# Are all undecidable/uncomputable problems reducible to the Halting problem? [duplicate]

Theory of computation tells us that there are some languages that cannot be recognized by a Turing machine. That is, there are well-defined problems for which no Turing machines can provide an algorithm which solves the problem.

Many problems that are undecidable seem to have a reduction to the Halting problem: Matyasevich's proof of the undecidability of Diophantine equations uses the Halting problem, the machine equivalence problem uses the Halting problem as well...

The question is: are all undecidable problems (in the sense of Turing) reducible to the Halting problem?

If so, is there a proof of this? If not, is there a counterexample of such a problem that provably cannot be reduced or mapped to the Halting problem.

## marked as duplicate by David Richerby, Yuval Filmus, Juho, Raphael♦Jun 15 '14 at 20:10

No. As I recall a practical example can be made out of a function inequivalence statement. More abstractly, there is something called Turing-degree in undecidability and infinite levels of "hardness". Each level has it's own Halting Problem strictly harder than those at every level lower. Check out the first section of this Scott Aaronson lecture and what he calls a "Super Halting Problem".

• Indeed and thanks David. I got confused thinking about this and flipped a bit in the problem statement. Edited. – Tim Jun 15 '14 at 8:54
• In addition, the Halting problem is recursively enumerable. Even without a Turing degree argument, it is easy to come up with problems that don't reduce to the halting problem. – tAllan Jun 15 '14 at 20:16

The halting problem is recursively enumerable, but not co-recursively enumerable. That is, it is recognizable, but it's compliment is not. You are sure to halt on a string in the language, but not on a string that is not in the language.

Implication of not $r.e.$ and not $co\text{-}r.e$ propagate from left to right over a reduction.

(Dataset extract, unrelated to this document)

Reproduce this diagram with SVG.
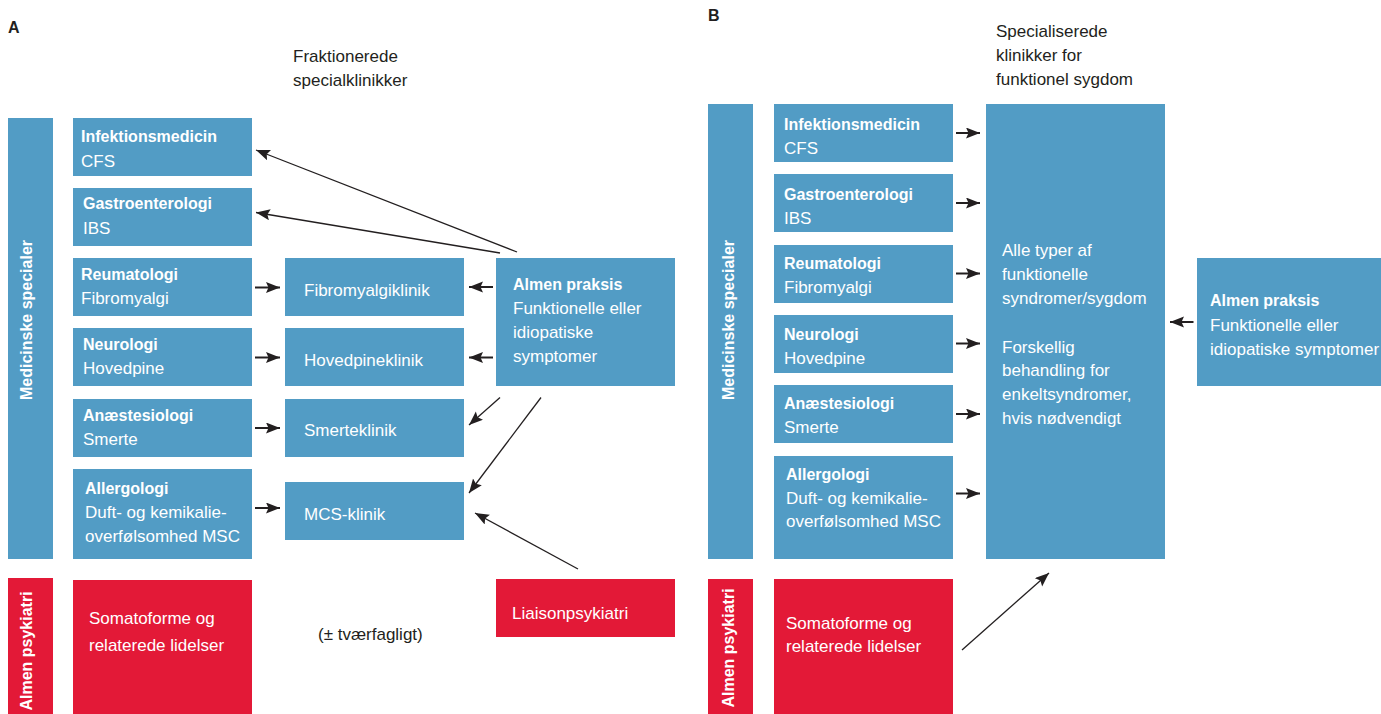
<svg xmlns="http://www.w3.org/2000/svg" width="1381" height="714" viewBox="0 0 1381 714">
<style>
.b{fill:#529cc5}
.r{fill:#e31937}
text{font-family:"Liberation Sans",Arial,sans-serif}
.t{fill:#fff;font-size:17px}
.tb{fill:#fff;font-size:16px;font-weight:bold}
.k{fill:#231f20;font-size:17px}
.kb{fill:#231f20;font-size:16px;font-weight:bold}
.vt{fill:#fff;font-size:16px;font-weight:bold;text-anchor:middle}
.ln{stroke:#231f20;stroke-width:1.3;fill:none;marker-end:url(#ah)}
.sh{stroke:#231f20;stroke-width:2;fill:none;marker-end:url(#ah)}
</style>
<defs>
<marker id="ah" markerUnits="userSpaceOnUse" markerWidth="15" markerHeight="12" refX="14" refY="5.5" orient="auto">
<path d="M0,0 L14,5.5 L0,11 L2.5,5.5 z" fill="#231f20"/>
</marker>
</defs>
<rect width="1381" height="714" fill="#fff"/>

<!-- Panel A -->
<text class="kb" x="8" y="33">A</text>
<text class="k" x="293" y="62">Fraktionerede</text>
<text class="k" x="293" y="86">specialklinikker</text>

<g id="a-medicinske">
<rect class="b" x="8" y="118" width="45" height="441"/>
<text class="vt" transform="translate(31.5,320) rotate(-90)">Medicinske specialer</text>
</g>
<g id="a-psykiatri">
<rect class="r" x="8" y="578" width="45" height="136"/>
<text class="vt" transform="translate(31.5,651) rotate(-90)">Almen psykiatri</text>
</g>
<g id="a-infektion">
<rect class="b" x="73" y="118" width="179" height="58"/>
<text class="tb" x="81" y="142">Infektionsmedicin</text>
<text class="t" x="81" y="166.5">CFS</text>
</g>
<g id="a-gastro">
<rect class="b" x="73" y="188" width="179" height="58"/>
<text class="tb" x="83" y="209">Gastroenterologi</text>
<text class="t" x="83" y="233.5">IBS</text>
</g>
<g id="a-reuma">
<rect class="b" x="73" y="258" width="179" height="58"/>
<text class="tb" x="81" y="280">Reumatologi</text>
<text class="t" x="81" y="303.5">Fibromyalgi</text>
</g>
<g id="a-neuro">
<rect class="b" x="73" y="328" width="179" height="58"/>
<text class="tb" x="83" y="350">Neurologi</text>
<text class="t" x="83" y="374">Hovedpine</text>
</g>
<g id="a-anaest">
<rect class="b" x="73" y="399" width="179" height="58"/>
<text class="tb" x="83" y="420.5">Anæstesiologi</text>
<text class="t" x="83" y="445">Smerte</text>
</g>
<g id="a-allergo">
<rect class="b" x="73" y="469" width="179" height="90"/>
<text class="tb" x="85" y="494">Allergologi</text>
<text class="t" x="85" y="518">Duft- og kemikalie-</text>
<text class="t" x="85" y="541.5">overfølsomhed MSC</text>
</g>
<g id="a-somato">
<rect class="r" x="73" y="580" width="179" height="134"/>
<text class="t" x="89" y="624">Somatoforme og</text>
<text class="t" x="89" y="650.5">relaterede lidelser</text>
</g>
<g id="a-fibroklinik">
<rect class="b" x="285" y="258" width="179" height="58"/>
<text class="t" x="304" y="296">Fibromyalgiklinik</text>
</g>
<g id="a-hovedklinik">
<rect class="b" x="285" y="328" width="179" height="58"/>
<text class="t" x="304" y="366">Hovedpineklinik</text>
</g>
<g id="a-smerteklinik">
<rect class="b" x="285" y="399" width="179" height="58"/>
<text class="t" x="304" y="436">Smerteklinik</text>
</g>
<g id="a-mcs">
<rect class="b" x="285" y="482" width="179" height="58"/>
<text class="t" x="304" y="519.5">MCS-klinik</text>
</g>
<g id="a-almen">
<rect class="b" x="496" y="258" width="179" height="128"/>
<text class="tb" x="513" y="289.5">Almen praksis</text>
<text class="t" x="513" y="313.5">Funktionelle eller</text>
<text class="t" x="513" y="337.5">idiopatiske</text>
<text class="t" x="513" y="361.5">symptomer</text>
</g>
<g id="a-liaison">
<rect class="r" x="496" y="579" width="179" height="58"/>
<text class="t" x="512" y="618.5">Liaisonpsykiatri</text>
</g>
<text class="k" x="318" y="639.5">(± tværfagligt)</text>

<!-- Panel B -->
<text class="kb" x="708" y="21">B</text>
<text class="k" x="996" y="37">Specialiserede</text>
<text class="k" x="996" y="61">klinikker for</text>
<text class="k" x="996" y="85">funktionel sygdom</text>

<g id="b-medicinske">
<rect class="b" x="708" y="104" width="45" height="455"/>
<text class="vt" transform="translate(734,320) rotate(-90)">Medicinske specialer</text>
</g>
<g id="b-psykiatri">
<rect class="r" x="708" y="579" width="45" height="135"/>
<text class="vt" transform="translate(734,648) rotate(-90)">Almen psykiatri</text>
</g>
<g id="b-infektion">
<rect class="b" x="774" y="104" width="179" height="58"/>
<text class="tb" x="784" y="130">Infektionsmedicin</text>
<text class="t" x="784" y="154">CFS</text>
</g>
<g id="b-gastro">
<rect class="b" x="774" y="174" width="179" height="58"/>
<text class="tb" x="784" y="200">Gastroenterologi</text>
<text class="t" x="784" y="224">IBS</text>
</g>
<g id="b-reuma">
<rect class="b" x="774" y="245" width="179" height="58"/>
<text class="tb" x="784" y="268.5">Reumatologi</text>
<text class="t" x="784" y="292.5">Fibromyalgi</text>
</g>
<g id="b-neuro">
<rect class="b" x="774" y="315" width="179" height="58"/>
<text class="tb" x="784" y="340">Neurologi</text>
<text class="t" x="784" y="363.5">Hovedpine</text>
</g>
<g id="b-anaest">
<rect class="b" x="774" y="385" width="179" height="58"/>
<text class="tb" x="784" y="408.5">Anæstesiologi</text>
<text class="t" x="784" y="432.5">Smerte</text>
</g>
<g id="b-allergo">
<rect class="b" x="774" y="456" width="179" height="103"/>
<text class="tb" x="786" y="479.5">Allergologi</text>
<text class="t" x="786" y="503.5">Duft- og kemikalie-</text>
<text class="t" x="786" y="527">overfølsomhed MSC</text>
</g>
<g id="b-somato">
<rect class="r" x="774" y="579" width="179" height="135"/>
<text class="t" x="786" y="628.5">Somatoforme og</text>
<text class="t" x="786" y="652">relaterede lidelser</text>
</g>
<g id="b-klinik">
<rect class="b" x="986" y="104" width="179" height="455"/>
<text class="t" x="1002" y="256">Alle typer af</text>
<text class="t" x="1002" y="280">funktionelle</text>
<text class="t" x="1002" y="304">syndromer/sygdom</text>
<text class="t" x="1002" y="352.5">Forskellig</text>
<text class="t" x="1002" y="376">behandling for</text>
<text class="t" x="1002" y="400">enkeltsyndromer,</text>
<text class="t" x="1002" y="423.5">hvis nødvendigt</text>
</g>
<g id="b-almen">
<rect class="b" x="1197" y="258" width="184" height="128"/>
<text class="tb" x="1210" y="306">Almen praksis</text>
<text class="t" x="1210" y="330.5">Funktionelle eller</text>
<text class="t" x="1210" y="354.5">idiopatiske symptomer</text>
</g>

<g id="connectors">
<!-- A: Almen praksis to specialties -->
<line class="ln" x1="517" y1="252" x2="256" y2="150"/>
<line class="ln" x1="500" y1="253" x2="256" y2="212.5"/>
<line class="sh" x1="493" y1="287" x2="469" y2="287"/>
<line class="sh" x1="493" y1="357.5" x2="469" y2="357.5"/>
<line class="ln" x1="500" y1="397.5" x2="469" y2="425"/>
<line class="ln" x1="541" y1="397.5" x2="469" y2="493"/>
<line class="ln" x1="578" y1="569" x2="475" y2="513"/>
<!-- A: specialties to clinics -->
<line class="sh" x1="255" y1="287.5" x2="280" y2="287.5"/>
<line class="sh" x1="255" y1="357.5" x2="280" y2="357.5"/>
<line class="sh" x1="255" y1="428" x2="280" y2="428"/>
<line class="sh" x1="255" y1="508" x2="280" y2="508"/>
<!-- B: specialties to clinic -->
<line class="sh" x1="956" y1="133" x2="980" y2="133"/>
<line class="sh" x1="956" y1="203" x2="980" y2="203"/>
<line class="sh" x1="956" y1="273.5" x2="980" y2="273.5"/>
<line class="sh" x1="956" y1="343.5" x2="980" y2="343.5"/>
<line class="sh" x1="956" y1="414" x2="980" y2="414"/>
<line class="sh" x1="956" y1="493.5" x2="980" y2="493.5"/>
<line class="ln" x1="962" y1="650" x2="1049" y2="573"/>
<line class="sh" x1="1193.5" y1="322" x2="1170" y2="322"/>
</g>
</svg>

Implication of $r.e.$ and $co\text{-}r.e$ propagate from right to left over a reduction.

Because the halting problem is $r.e.$, any problem that reduces to it is $r.e.$ So if all undecidable languages reduced to the halting problem, then all undecidable languages would be $r.e.$, but some undecidable languages are neither $r.e.$ nor $\text{co-r.e.}$, and some are $co\text{-}r.e$ but not $r.e.$

An example of an undecidable language that doesn't reduce to $\text{HALT}$ is $\text{EMPTY} = \{ <M> : \text{M is a Turing machine and } L(M) = \emptyset\}$

$\text{EMPTY}$ is a language which is $co\text{-}r.e$, but not $r.e.$. This is because as soon as you find a string that $M$ accepts, you know that L(M) is not empty, and if a string is in $L(M)$ it is guaranteed to be accepted and therefore halt, in a finite amount of time. But if $M$ doesn't accept any strings, you may never know that as the machine may diverge or go into an infinite loop on a string and never halt.

Another language that doesn't reduce to $\text{HALT}$ is $FINITE = \{<M> : M \text{ is a Turing machine and L(M) is finite } \}$, which is neither $r.e.$ nor $\text{co-r.e.}$

• "Because the halting problem is r.e., any problem that reduces to it is r.e.". This is obviously false. The complement of the halting problem is reducible to the halting problem, but it is not r.e.. It is, however, limit computable (the limit computable sets are exactly those reducible to an r.e. set, i.e. those sets reducible to the halting problem). – Marcel Besixdouze Mar 14 '15 at 21:04
• Clarification: I'm assuming by "reduces to it", you mean via a Turing reduction. – Marcel Besixdouze Mar 14 '15 at 21:12
• I mean many-one reduction. – tAllan Mar 15 '15 at 22:10

The proof that the halting problem is undecidable relativizes, that is, it still works if the Turing machine is given access to an oracle. In particular, the halting problem for Turing machines with oracle access to the (usual) halting problem isn't solvable by Turing machines with oracle access to the (usual) halting problem. This implies that this generalized halting problem cannot be many-one reduced to the (usual) halting problem.

More generally, we can construct a scale of problems, each one harder than the previous one, by adding the appropriate oracle. This is the classical "jump" operator of recursion theory. If you're interested in this sort of thing, find a textbook or lecture notes on recursion theory.